About two weeks ago word went out on the New York listservs that a Bullock’s Oriole was frequenting feeders on Tremper Road in the tiny town of Phoenicia, NY, a mere twenty-five minutes from my hometown. Bullock’s Oriole is the western version of the Baltimore Oriole and the two are so similar that they were briefly lumped together as a single, unimaginatively-named species, the Northern Oriole.
Because I was planning on visiting my grandmother and parents yesterday anyway I figured I might as well drive the extra distance to see such a beautiful bird (and tick it off my New York State checklist). And I would invite my nieces along (at least, the two that are old enough to hold binoculars up). Unfortunately, Raven had basketball practice but her older sister Jessica was more than willing to accompany me on my avian adventure.
We got to Phoenicia at about ten to one in the afternoon and quickly realized that finding the oriole would not be an easy task. Tremper Road is only one block long but it seemed like every house had a feeder! Pigeons and starlings cooed and whistled while Blue Jays screamed and American Goldfinches called “potato chip, potato chip” as they flew overhead. We spotted a couple of binocular-toting birders (ah, the field-glass fraternity) who told us they had already seen the oriole and it was last seen flying through backyards towards the east with a flock of chickadees as escorts. We despaired but kept searching despite the cold wind that picked up out of nowhere and the flurries that started to fall.
We reacted to every bit of motion; any bird sound was scrutinized.
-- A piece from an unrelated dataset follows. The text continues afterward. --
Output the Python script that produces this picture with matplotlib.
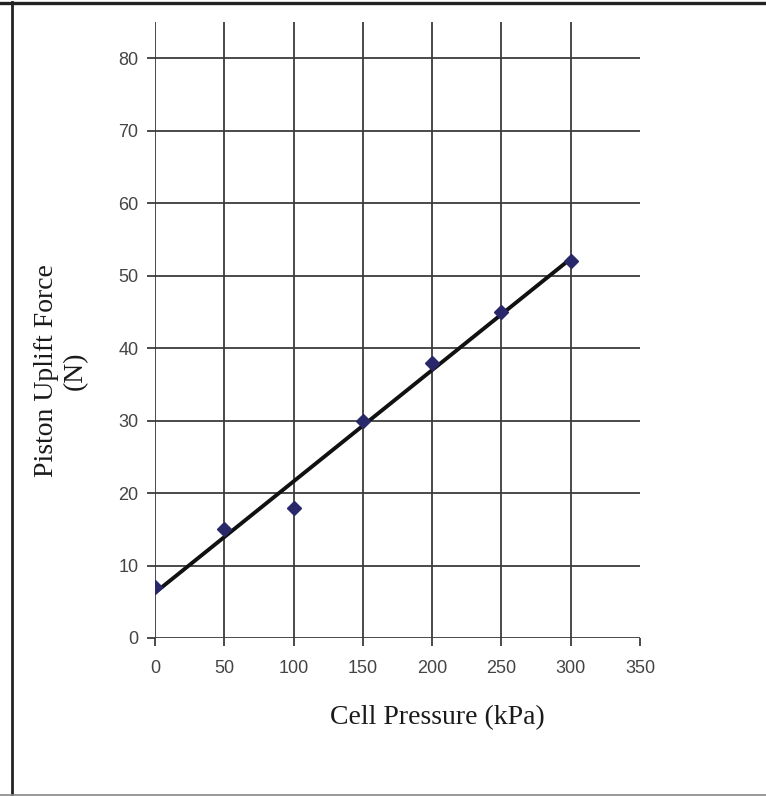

When Jessica started to turn a bit blue (she had refused gloves and hat) I insisted over her objections that we return to the car to warm up and get a sandwich. As we walked to the car though, the sun came back out, the wind died down, and the flurries stopped. As Jessica got her sandwich I watched a streak of orange and black fly into a backyard and land on a feeder where it magically morphed into the Bullock’s Oriole. “There it is,” I shouted, “The Bullock’s Oriole.”
Jessica, ever the cool tween, replied, “You know, I’m standing right next to you.”
Nonetheless, I could see the excitement in her as she peered at the gorgeous male oriole. How many twelve-year-olds have seen a Bullock’s Oriole in New York? At least one…
We watched it feed for a full five minutes until it flew off and then we went home.